“To everyone who wonders if you have a story worth sharing… you do.” These profound lines open Elizabeth A. Trembley’s eye-opening graphic memoir Look Again, a refreshingly truthful and personal look at how trauma can affect your life. Simply titling the first chapter of the story ‘Trauma’, Trembley doesn’t beat around the bush when explaining what happened to her in 1996. Another ordinary day, Trembley is walking her two dogs in the woods. Following the North Trail, she sees a scene that will haunt her for the rest of her life: a dead body, hanging from a tree.
How this is depicted really makes the reader feel Elizabeth’s terror – the initial wordless, picture-perfect pages are torn up into little pieces, until there is nothing left – a heartbreaking visual representation of Elizabeth’s mind fracturing at the sight. In amongst fragmented snapshots of the body, Elizabeth’s panic is apparent through her language – mostly repeating ‘no’ and ‘dead’ in an erratic scribble, imagining scenarios of how the man may have been killed, and worrying that her discovery of the body means she will be next: “Do not look again. Get out of here.” The following sketches are much more childlike and less defined and show that Elizabeth is returning to the primal human instinct we all have from birth to flee from danger. Shaded in chalky blacks and greys, Elizabeth’s state of mind becomes increasingly childish in her panic, imagining herself as a tortoise “slow and steady wins the race” and going at “warp speed” out of the car lot. Later, her legs spiral at an abnormal speed, like Woody Woodpecker, and her lungs “snap, crackle and pop” as she runs away.
From here, we move on to how Elizabeth has dealt with her trauma in the years that follow, and through her, we live through six variations of this same event. Starting with variation one, Elizabeth chooses this version of the event to be told mainly through her art. This picks up right where we left off last time and lets us know that Elizabeth did indeed call the police at some point after her discovery. The reader can feel her inherent anxiety through the depiction of her inner voices: Dragon, Hawk and Danger Pickle. Dragon represents stoicism and critiques Elizabeth for being too emotional and overreacting, Pickle sees danger at every turn, and Hawk hones in on control and focus. The clashing voices in her head make the situation even more heightened, as she draws a map to the dead body for the policeman, all the time worried about being arrested, appearing too emotional or even too detached. Through a visual depiction of her stomach as a maze, all tangled up and confused, we begin to understand just how much this has affected Elizabeth – the woods used to be her safe place, somewhere she felt a sense of peace: “Things make sense, I can feel safe.” This haven has now been completely ripped away, leaving behind a feeling of loss and dread.

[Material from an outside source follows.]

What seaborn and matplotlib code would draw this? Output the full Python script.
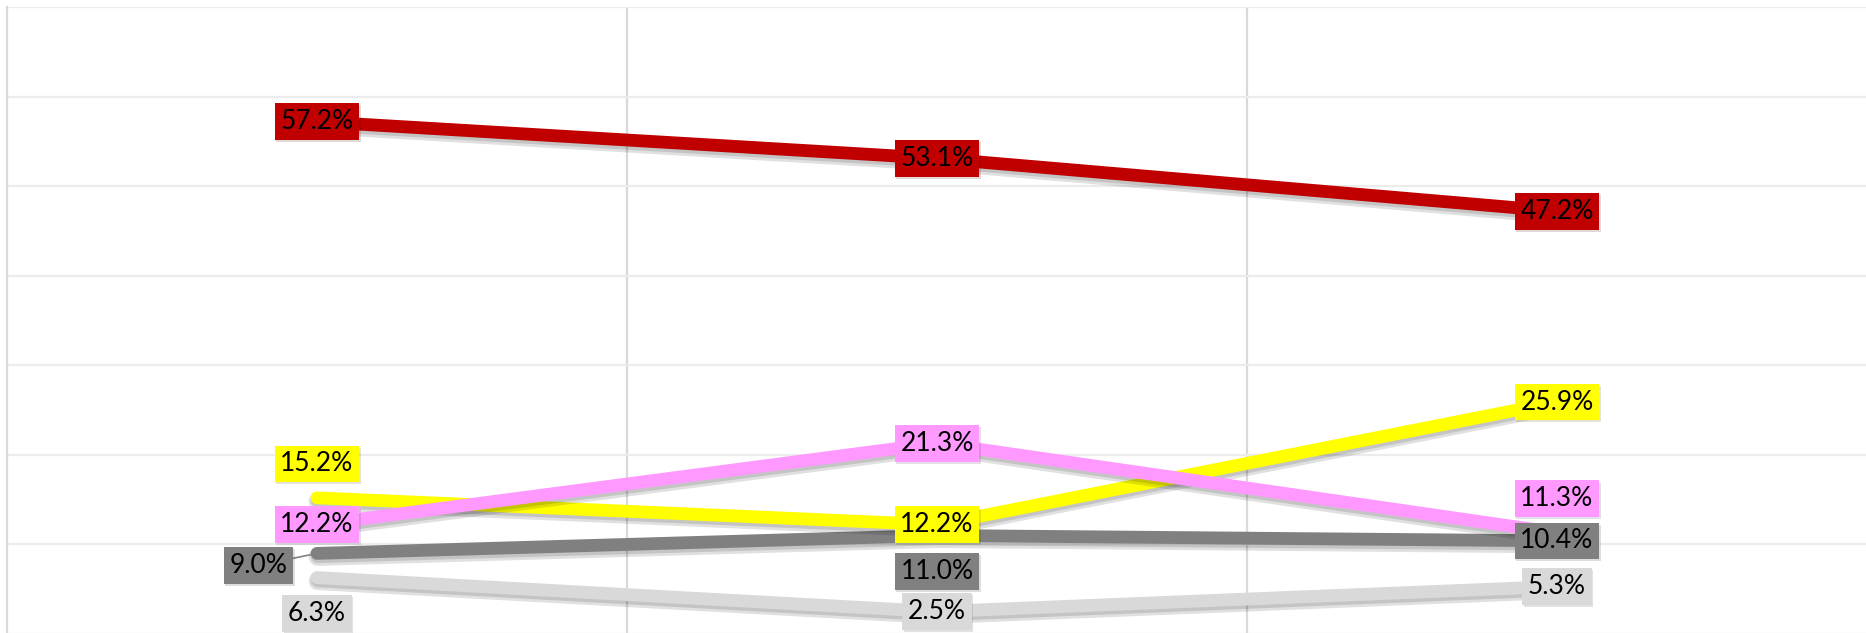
import pandas as pd
import seaborn as sns
import matplotlib.pyplot as plt
import matplotlib.patheffects as pe

# categories (the axis labels are cropped away in the reference)
periods = ["P1", "P2", "P3"]

# series values in percent
red_vals = [57.2, 53.1, 47.2]
yellow_vals = [15.2, 12.2, 25.9]
pink_vals = [12.2, 21.3, 11.3]
dark_vals = [9.0, 11.0, 10.4]
light_vals = [6.3, 2.5, 5.3]

series_names = ["light", "dark", "yellow", "pink", "red"]
series_vals = [light_vals, dark_vals, yellow_vals, pink_vals, red_vals]
colors = {"red": "#C00000", "yellow": "#FFFF00", "pink": "#FF99FF",
          "dark": "#808080", "light": "#D9D9D9"}

# label offsets in points (0, 0 = centred on the point)
label_offsets = {
    "red": [(0, 0), (0, 0), (0, 0)],
    "yellow": [(0, 24.5), (0, 0), (0, 0)],
    "pink": [(0, 0), (0, 0), (0, 24.5)],
    "dark": [(-42, -8.6), (0, -26), (0, 0)],
    "light": [(0, -26), (0, 0), (0, 0)],
}

rows = []
for name, vals in zip(series_names, series_vals):
    for i, v in enumerate(vals):
        rows.append({"x": i, "period": periods[i], "value": v, "series": name})
df = pd.DataFrame(rows)

sns.set_style("white")
plt.rcParams['font.family'] = ['Lato', 'DejaVu Sans']

fig = plt.figure(figsize=(18.66, 6.33), dpi=100)
ax = fig.add_axes([7 / 1866, -1 / 633, 1860 / 1866, 627 / 633])

sns.lineplot(data=df, x="x", y="value", hue="series", hue_order=series_names,
             palette=colors, linewidth=9.2, legend=False, ax=ax)

shadow = [pe.SimpleLineShadow(offset=(0.5, -2.5), shadow_color="#000000", alpha=0.12, linewidth=13),
          pe.SimpleLineShadow(offset=(0.5, -2), shadow_color="#000000", alpha=0.12, linewidth=10),
          pe.Normal()]
for line in ax.get_lines():
    line.set_path_effects(shadow)
    line.set_solid_capstyle("round")

ax.set_xlim(-0.5, 2.5)
ax.set_ylim(0, 70)
ax.set_yticks(range(0, 71, 10))
ax.set_xticks([0.5, 1.5])
ax.grid(axis="y", color="#ececec", linewidth=1.6)
ax.grid(axis="x", color="#d9d9d9", linewidth=1.6)
ax.set_axisbelow(True)
ax.tick_params(left=False, bottom=False, labelleft=False, labelbottom=False)
ax.set_xlabel("")
ax.set_ylabel("")
for side in ["top", "right", "bottom"]:
    ax.spines[side].set_visible(False)
ax.spines["left"].set_color("#d9d9d9")
ax.spines["left"].set_linewidth(1.6)

label_order = ["red", "yellow", "pink", "dark", "light"]
for name in label_order:
    vals = series_vals[series_names.index(name)]
    for i, v in enumerate(vals):
        dx, dy = label_offsets[name][i]
        arrow = None
        if dx != 0 and dy != 0:
            arrow = dict(arrowstyle="-", color="#808080", lw=1.2, shrinkA=0, shrinkB=4)
        t = ax.annotate(f"{v:.1f}%", xy=(i, v), xytext=(dx, dy), textcoords="offset points",
                        ha="center", va="center", fontsize=19, color="black",
                        bbox=dict(boxstyle="square,pad=0.22", fc=colors[name], ec="none"),
                        arrowprops=arrow, zorder=5)
        t.get_bbox_patch().set_path_effects([pe.withSimplePatchShadow(offset=(1, -1.5), alpha=0.15)])

fig.savefig("out.png", dpi=100)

Each variation pushes the narrative forward, by revealing more details about that day through a different retelling; Elizabeth informing family members and her work what has happened, in which she is more factual and detached; giving a lecture about the event to budding writers, in which we find out more about Elizabeth’s thoughts as she ran from the body to the car; a written account focused on the dead man’s perspective, how helpless he must have been feeling to take his own life, and how Elizabeth can now identify with that hopelessness. I won’t go into too much detail on the other variations but suffice to say, the memory of this day becomes more vivid and detailed with each addition, ending in a beautiful full circle moment, in which Elizabeth decides to tell her story through the medium of comics, and Look Again comes into fruition.
For Elizabeth, it is the realisation that her world view was shattered that day, that helps her to rebuild and feel at peace once more: “The worst injury from a traumatic event is not a specific physical or psychological impact. It is the shattering of the fundamental beliefs that structure that person’s worldview.” Through therapy, and various outlets like writing, drawing and speaking with family and friends, Elizabeth reclaims that part of herself she lost in the woods that day and ultimately is stronger for it, even discovering past trauma and being able to work through it. With a thought-provoking note from the author towards the end of the book, Trembley reinforces the quote from Hildegard of Bingen that she aptly chose for the very first page: “Part of the terror is to take back our own listening, to use our own voice, to see our own light.”